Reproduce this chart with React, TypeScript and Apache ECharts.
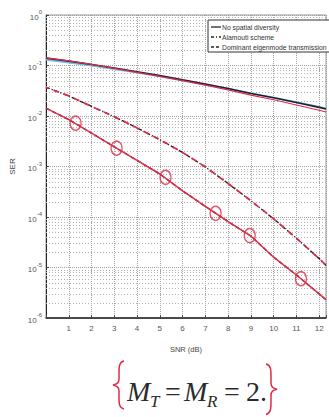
import React, { useEffect, useRef } from "react";
import * as echarts from "echarts";

// ---- data ----
const snrDb = [0, 1, 2, 3, 4, 5, 6, 7, 8, 9, 10, 11, 12, 12.3];
const serNoDiversity = [0.14, 0.122, 0.105, 0.089, 0.075, 0.063, 0.052, 0.043, 0.035, 0.028, 0.023, 0.0185, 0.0148, 0.0138];
const serBlueTrace = [0.13, 0.114, 0.099, 0.085, 0.072, 0.061, 0.051, 0.042, 0.035, 0.0285, 0.0232, 0.0188, 0.0152, 0.0142];
const serInkNoDiversity = [0.142, 0.123, 0.105, 0.088, 0.073, 0.061, 0.05, 0.041, 0.033, 0.026, 0.021, 0.0165, 0.013, 0.012];
const serAlamouti = [0.037, 0.025, 0.0155, 0.0097, 0.0058, 0.0034, 0.0019, 0.00098, 0.00046, 0.00021, 0.000092, 0.000038, 0.000015, 0.000011];
const serDominant = [0.0143, 0.0085, 0.0046, 0.00245, 0.00132, 0.00071, 0.00033, 0.000162, 0.000081, 0.000042, 0.000016, 0.0000071, 0.000003, 0.0000023];
const circleSnr = [1.3, 3.1, 5.25, 7.45, 8.95, 11.2];
const circleSer = [0.0072, 0.0023, 0.00061, 0.000118, 0.000043, 0.000006];
const xTickLabels = ["1", "2", "3", "4", "5", "6", "7", "8", "9", "10", "11", "12"];
const legendNames = ["No spatial diversity", "Alamouti scheme", "Dominant eigenmode transmission"];
const decadeExponents = [-6, -5, -4, -3, -2, -1];
const minorMultipliers = [2, 3, 4, 5, 6, 7, 8, 9];

const pairs = (xs: number[], ys: number[]) => xs.map((x, i) => [x, ys[i]]);

const RED = "#e02a48";
const INK = "#2b2b2b";

echarts.graphic.registerShape(
  "braceLeft",
  echarts.graphic.extendPath("M11,0 C6,1 6,6 6,12 L6,18 C6,22 4,23 0,24 C4,25 6,26 6,30 L6,36 C6,42 6,47 11,48", {})
);
echarts.graphic.registerShape(
  "braceRight",
  echarts.graphic.extendPath("M1,0 C6,1 6,6 6,12 L6,18 C6,22 8,23 12,24 C8,25 6,26 6,30 L6,36 C6,42 6,47 1,48", {})
);

export default function App() {
  const ref = useRef<HTMLDivElement>(null);
  useEffect(() => {
    document.body.style.margin = "0";
    const chart = echarts.init(ref.current!, null, { renderer: "svg" });
    const minorGridValues: number[][] = [];
    decadeExponents.forEach((e) =>
      minorMultipliers.forEach((m) => minorGridValues.push([0, m * Math.pow(10, e)]))
    );
    const labelFont = "Liberation Sans";
    const legendDashes: any[] = [null, [3, 2, 1, 2], [3, 2]];
    const legendGraphics: any[] = [
      {
        type: "rect",
        shape: { x: 208, y: 20, width: 130, height: 32 },
        style: { fill: "#ffffff", stroke: "#333", lineWidth: 1 },
        z: 100,
      },
    ];
    legendNames.forEach((name, i) => {
      const cy = 27 + i * 10;
      legendGraphics.push({
        type: "line",
        shape: { x1: 211, y1: cy, x2: 221, y2: cy },
        style: { stroke: "#222", lineWidth: 1.3, lineDash: legendDashes[i] },
        z: 101,
      });
      legendGraphics.push({
        type: "text",
        x: 222,
        y: cy,
        style: {
          text: name,
          fontSize: 6.8,
          fontFamily: labelFont,
          fill: "#333",
          verticalAlign: "middle",
          align: "left",
        },
        z: 101,
      });
    });
    const serif = "Liberation Serif";
    chart.setOption({
      animation: false,
      backgroundColor: "#ffffff",
      textStyle: { fontFamily: labelFont },
      grid: { left: 46, right: -7, top: 15, bottom: 99, show: true, borderColor: "#999", borderWidth: 1 },
      xAxis: {
        type: "value",
        min: 0,
        max: 12.3,
        interval: 1,
        name: "SNR (dB)",
        nameLocation: "middle",
        nameGap: 27,
        nameTextStyle: { fontSize: 7.5, color: "#444" },
        axisLine: { show: true, lineStyle: { color: "#222", width: 1.5 } },
        axisTick: { inside: true, length: 3, lineStyle: { color: "#444" } },
        axisLabel: {
          fontSize: 8,
          color: "#555",
          margin: 6,
          formatter: (v: number) => {
            const i = xTickLabels.indexOf(String(v));
            return i >= 0 ? xTickLabels[i] : "";
          },
        },
        splitLine: { show: true, lineStyle: { type: "dotted", color: "#a0a0a0", width: 1 } },
      },
      yAxis: {
        type: "log",
        logBase: 10,
        min: 1e-6,
        max: 1,
        name: "SER",
        nameLocation: "middle",
        nameGap: 30,
        nameTextStyle: { fontSize: 8, color: "#444" },
        axisLine: { show: true, lineStyle: { color: "#222", width: 1 } },
        axisTick: { inside: true, length: 3, lineStyle: { color: "#444" } },
        axisLabel: {
          margin: 4,
          formatter: (v: number) => `{b|10}{s|${Math.round(Math.log10(v))}}`,
          rich: {
            b: { fontSize: 8, color: "#555", lineHeight: 12, verticalAlign: "bottom" },
            s: { fontSize: 6, color: "#555", lineHeight: 7, verticalAlign: "top" },
          },
        },
        splitLine: { show: true, lineStyle: { type: "dotted", color: "#a0a0a0", width: 1 } },
      },
      series: [
        {
          name: "minor-grid",
          type: "custom",
          silent: true,
          z: 1,
          data: minorGridValues,
          renderItem: (params: any, api: any) => {
            const cs = params.coordSys;
            const p = api.coord([0, api.value(1)]);
            const y = Math.round(p[1]) + 0.5;
            return {
              type: "line",
              shape: { x1: cs.x, y1: y, x2: cs.x + cs.width, y2: y },
              style: { stroke: "#b4b4b4", lineWidth: 1, lineDash: [1, 2] },
            };
          },
        },
        {
          name: "blue-trace",
          type: "line",
          data: pairs(snrDb, serBlueTrace),
          symbol: "none",
          z: 2,
          lineStyle: { color: "#74bde6", width: 1.8 },
        },
        {
          name: legendNames[0],
          type: "line",
          data: pairs(snrDb, serNoDiversity),
          symbol: "none",
          z: 3,
          lineStyle: { color: "#1e2230", width: 1.6 },
        },
        {
          name: legendNames[1],
          type: "line",
          data: pairs(snrDb, serAlamouti),
          symbol: "none",
          z: 3,
          lineStyle: { color: "#222", width: 1.4, type: [4, 2, 1.2, 2] },
        },
        {
          name: legendNames[2],
          type: "line",
          data: pairs(snrDb, serDominant),
          symbol: "none",
          z: 3,
          lineStyle: { color: "#222", width: 1.4, type: [4, 3] },
        },
        {
          name: "ink-nodiv",
          type: "line",
          data: pairs(snrDb, serInkNoDiversity),
          symbol: "none",
          z: 4,
          lineStyle: { color: RED, width: 1.2 },
        },
        {
          name: "ink-alamouti",
          type: "line",
          data: pairs(snrDb, serAlamouti),
          symbol: "none",
          z: 4,
          lineStyle: { color: RED, width: 1.7, type: [6, 5], dashOffset: 3 },
        },
        {
          name: "ink-dominant",
          type: "line",
          data: pairs(snrDb, serDominant),
          symbol: "none",
          z: 4,
          lineStyle: { color: RED, width: 1.5 },
        },
        {
          name: "ink-circles",
          type: "scatter",
          data: pairs(circleSnr, circleSer),
          symbol: "circle",
          symbolSize: [11, 14],
          z: 5,
          itemStyle: { color: "rgba(0,0,0,0)", borderColor: RED, borderWidth: 1.4 },
        },
      ],
      graphic: [
        ...legendGraphics,
        { type: "braceLeft", x: 113, y: 361, style: { fill: "none", stroke: RED, lineWidth: 1.5 } },
        { type: "braceRight", x: 265, y: 364, scaleY: 1.05, style: { fill: "none", stroke: RED, lineWidth: 1.5 } },
        { type: "text", x: 127, y: 377, style: { text: "M", fontSize: 28, fontStyle: "italic", fontFamily: serif, fill: INK } },
        { type: "text", x: 150, y: 393, style: { text: "T", fontSize: 17, fontStyle: "italic", fontFamily: serif, fill: INK } },
        { type: "text", x: 165, y: 377, style: { text: "=", fontSize: 28, fontFamily: serif, fill: INK } },
        { type: "text", x: 184, y: 377, style: { text: "M", fontSize: 28, fontStyle: "italic", fontFamily: serif, fill: INK } },
        { type: "text", x: 207, y: 393, style: { text: "R", fontSize: 17, fontStyle: "italic", fontFamily: serif, fill: INK } },
        { type: "text", x: 224, y: 377, style: { text: "=", fontSize: 28, fontFamily: serif, fill: INK } },
        { type: "text", x: 246, y: 377, style: { text: "2.", fontSize: 28, fontFamily: serif, fill: INK } },
      ],
    });
    return () => chart.dispose();
  }, []);
  return <div ref={ref} style={{ width: 329, height: 417 }} />;
}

================================

WHAT YOU SHOULD DO -
Every line from the start of the listing above through the line with "const pairs = (xs: number[], ys: number[])" should be repeated exactly; skip the pictures and add nothing else.

OUTPUT OF THE EXERCISE -
Reproduce this chart with React, TypeScript and Apache ECharts.
import React, { useEffect, useRef } from "react";
import * as echarts from "echarts";

// ---- data ----
const snrDb = [0, 1, 2, 3, 4, 5, 6, 7, 8, 9, 10, 11, 12, 12.3];
const serNoDiversity = [0.14, 0.122, 0.105, 0.089, 0.075, 0.063, 0.052, 0.043, 0.035, 0.028, 0.023, 0.0185, 0.0148, 0.0138];
const serBlueTrace = [0.13, 0.114, 0.099, 0.085, 0.072, 0.061, 0.051, 0.042, 0.035, 0.0285, 0.0232, 0.0188, 0.0152, 0.0142];
const serInkNoDiversity = [0.142, 0.123, 0.105, 0.088, 0.073, 0.061, 0.05, 0.041, 0.033, 0.026, 0.021, 0.0165, 0.013, 0.012];
const serAlamouti = [0.037, 0.025, 0.0155, 0.0097, 0.0058, 0.0034, 0.0019, 0.00098, 0.00046, 0.00021, 0.000092, 0.000038, 0.000015, 0.000011];
const serDominant = [0.0143, 0.0085, 0.0046, 0.00245, 0.00132, 0.00071, 0.00033, 0.000162, 0.000081, 0.000042, 0.000016, 0.0000071, 0.000003, 0.0000023];
const circleSnr = [1.3, 3.1, 5.25, 7.45, 8.95, 11.2];
const circleSer = [0.0072, 0.0023, 0.00061, 0.000118, 0.000043, 0.000006];
const xTickLabels = ["1", "2", "3", "4", "5", "6", "7", "8", "9", "10", "11", "12"];
const legendNames = ["No spatial diversity", "Alamouti scheme", "Dominant eigenmode transmission"];
const decadeExponents = [-6, -5, -4, -3, -2, -1];
const minorMultipliers = [2, 3, 4, 5, 6, 7, 8, 9];

const pairs = (xs: number[], ys: number[]) => xs.map((x, i) => [x, ys[i]]);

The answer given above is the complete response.